[BRIEF]
Skip the pictures. Transcribe the rest of the data below without changing a word.

[INFORMATION SUPPLIED]

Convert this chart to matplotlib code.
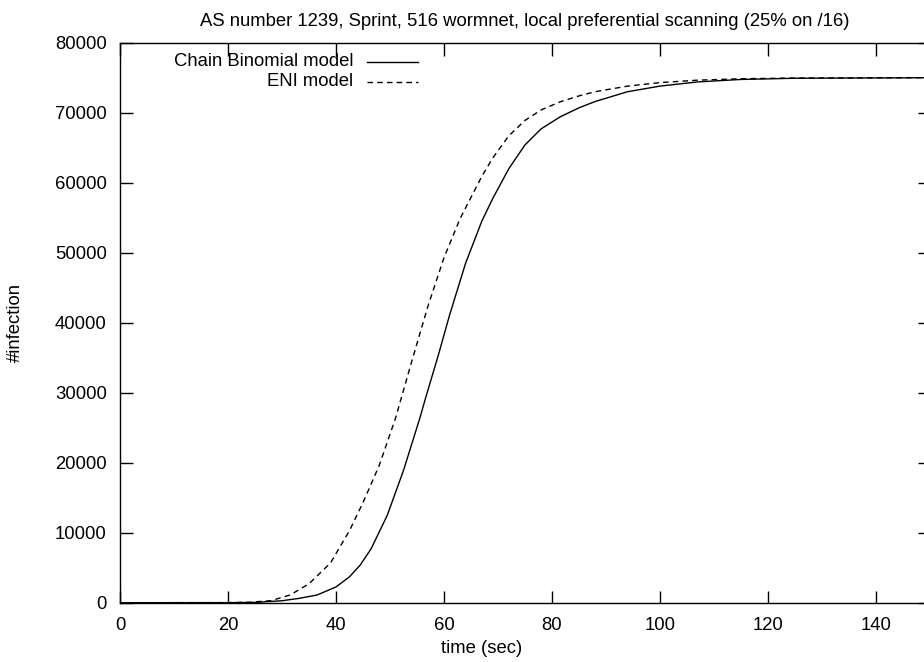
import matplotlib
matplotlib.use("Agg")
import matplotlib.pyplot as plt

plt.rcParams['font.family'] = ['Liberation Sans', 'DejaVu Sans']

title = "AS number 1239, Sprint, 516 wormnet, local preferential scanning (25% on /16)"
series_names = ["Chain Binomial model", "ENI model"]

# Chain Binomial model (solid)
cb_time = [0, 20, 25, 30, 33, 36.5, 40, 42.5, 44.5, 46.5, 49.5, 52.5, 55.5, 56.5, 59,
           61, 64, 67, 69, 72, 75, 78, 81.5, 85, 88, 94, 100, 107, 115, 125, 150]
cb_inf = [0, 5, 40, 280, 600, 1100, 2250, 3700, 5400, 7700, 12500, 18900, 26300, 29000,
          35500, 41000, 48500, 54500, 57700, 62000, 65400, 67700, 69400, 70700, 71600,
          73000, 73800, 74400, 74750, 74920, 75000]

# ENI model (dashed)
eni_time = [0, 20, 24, 28, 31.5, 35, 39, 42.5, 45, 48, 51, 52, 54, 57, 60, 63, 65, 67,
            69, 72, 75, 78, 81.5, 85, 88, 94, 100, 107, 115, 125, 150]
eni_inf = [0, 10, 60, 300, 1100, 2700, 5700, 10300, 14300, 19600, 26300, 29000, 34400,
           42300, 49300, 54900, 57900, 60900, 63500, 66700, 68900, 70400, 71550, 72400,
           73000, 73800, 74300, 74650, 74850, 74950, 75000]

FS = 13.3

fig = plt.figure(figsize=(9.24, 6.62), dpi=100)
# the plot box runs a few pixels past the right edge of the picture
ax = fig.add_axes([120 / 924, 1 - 602.7 / 662, 810 / 924, 560 / 662])

ax.plot(cb_time, cb_inf, color='black', lw=1.0, ls='-')
ax.plot(eni_time, eni_inf, color='black', lw=1.0, ls=(0, (4, 3)))

ax.set_xlim(0, 150)
ax.set_ylim(0, 80000)
ax.set_xticks(range(0, 141, 20))
ax.set_yticks(range(0, 80001, 10000))
ax.tick_params(direction='in', length=9, width=1, top=True, right=True,
               labelsize=FS)
ax.tick_params(axis='x', pad=10)
ax.tick_params(axis='y', pad=9.5)
for sp in ax.spines.values():
    sp.set_linewidth(1.0)

ax.set_title(title, fontsize=FS, pad=12)
ax.set_xlabel("time (sec)", fontsize=FS)
ax.xaxis.set_label_coords(0.446, -0.067)
ax.set_ylabel("#infection", fontsize=FS)
ax.yaxis.set_label_coords(-0.1185, 0.5)

# gnuplot style key: right aligned text, then the line sample
styles = ['-', (0, (4, 3))]
for i, (name, st) in enumerate(zip(series_names, styles)):
    y = 1 - (19 + 20 * i) / 560
    ax.text(0.2877, y, name, transform=ax.transAxes, ha='right', va='center',
            fontsize=FS)
    ax.plot([0.305, 0.368], [y, y], transform=ax.transAxes, color='black',
            lw=1.0, ls=st, clip_on=False)

fig.savefig("out.png", dpi=100)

[RESPONSE TO THE TASK]
Convert this chart to matplotlib code.
import matplotlib
matplotlib.use("Agg")
import matplotlib.pyplot as plt

plt.rcParams['font.family'] = ['Liberation Sans', 'DejaVu Sans']

title = "AS number 1239, Sprint, 516 wormnet, local preferential scanning (25% on /16)"
series_names = ["Chain Binomial model", "ENI model"]

# Chain Binomial model (solid)
cb_time = [0, 20, 25, 30, 33, 36.5, 40, 42.5, 44.5, 46.5, 49.5, 52.5, 55.5, 56.5, 59,
           61, 64, 67, 69, 72, 75, 78, 81.5, 85, 88, 94, 100, 107, 115, 125, 150]
cb_inf = [0, 5, 40, 280, 600, 1100, 2250, 3700, 5400, 7700, 12500, 18900, 26300, 29000,
          35500, 41000, 48500, 54500, 57700, 62000, 65400, 67700, 69400, 70700, 71600,
          73000, 73800, 74400, 74750, 74920, 75000]

# ENI model (dashed)
eni_time = [0, 20, 24, 28, 31.5, 35, 39, 42.5, 45, 48, 51, 52, 54, 57, 60, 63, 65, 67,
            69, 72, 75, 78, 81.5, 85, 88, 94, 100, 107, 115, 125, 150]
eni_inf = [0, 10, 60, 300, 1100, 2700, 5700, 10300, 14300, 19600, 26300, 29000, 34400,
           42300, 49300, 54900, 57900, 60900, 63500, 66700, 68900, 70400, 71550, 72400,
           73000, 73800, 74300, 74650, 74850, 74950, 75000]

FS = 13.3

fig = plt.figure(figsize=(9.24, 6.62), dpi=100)
# the plot box runs a few pixels past the right edge of the picture
ax = fig.add_axes([120 / 924, 1 - 602.7 / 662, 810 / 924, 560 / 662])

ax.plot(cb_time, cb_inf, color='black', lw=1.0, ls='-')
ax.plot(eni_time, eni_inf, color='black', lw=1.0, ls=(0, (4, 3)))

ax.set_xlim(0, 150)
ax.set_ylim(0, 80000)
ax.set_xticks(range(0, 141, 20))
ax.set_yticks(range(0, 80001, 10000))
ax.tick_params(direction='in', length=9, width=1, top=True, right=True,
               labelsize=FS)
ax.tick_params(axis='x', pad=10)
ax.tick_params(axis='y', pad=9.5)
for sp in ax.spines.values():
    sp.set_linewidth(1.0)

ax.set_title(title, fontsize=FS, pad=12)
ax.set_xlabel("time (sec)", fontsize=FS)
ax.xaxis.set_label_coords(0.446, -0.067)
ax.set_ylabel("#infection", fontsize=FS)
ax.yaxis.set_label_coords(-0.1185, 0.5)

# gnuplot style key: right aligned text, then the line sample
styles = ['-', (0, (4, 3))]
for i, (name, st) in enumerate(zip(series_names, styles)):
    y = 1 - (19 + 20 * i) / 560
    ax.text(0.2877, y, name, transform=ax.transAxes, ha='right', va='center',
            fontsize=FS)
    ax.plot([0.305, 0.368], [y, y], transform=ax.transAxes, color='black',
            lw=1.0, ls=st, clip_on=False)

fig.savefig("out.png", dpi=100)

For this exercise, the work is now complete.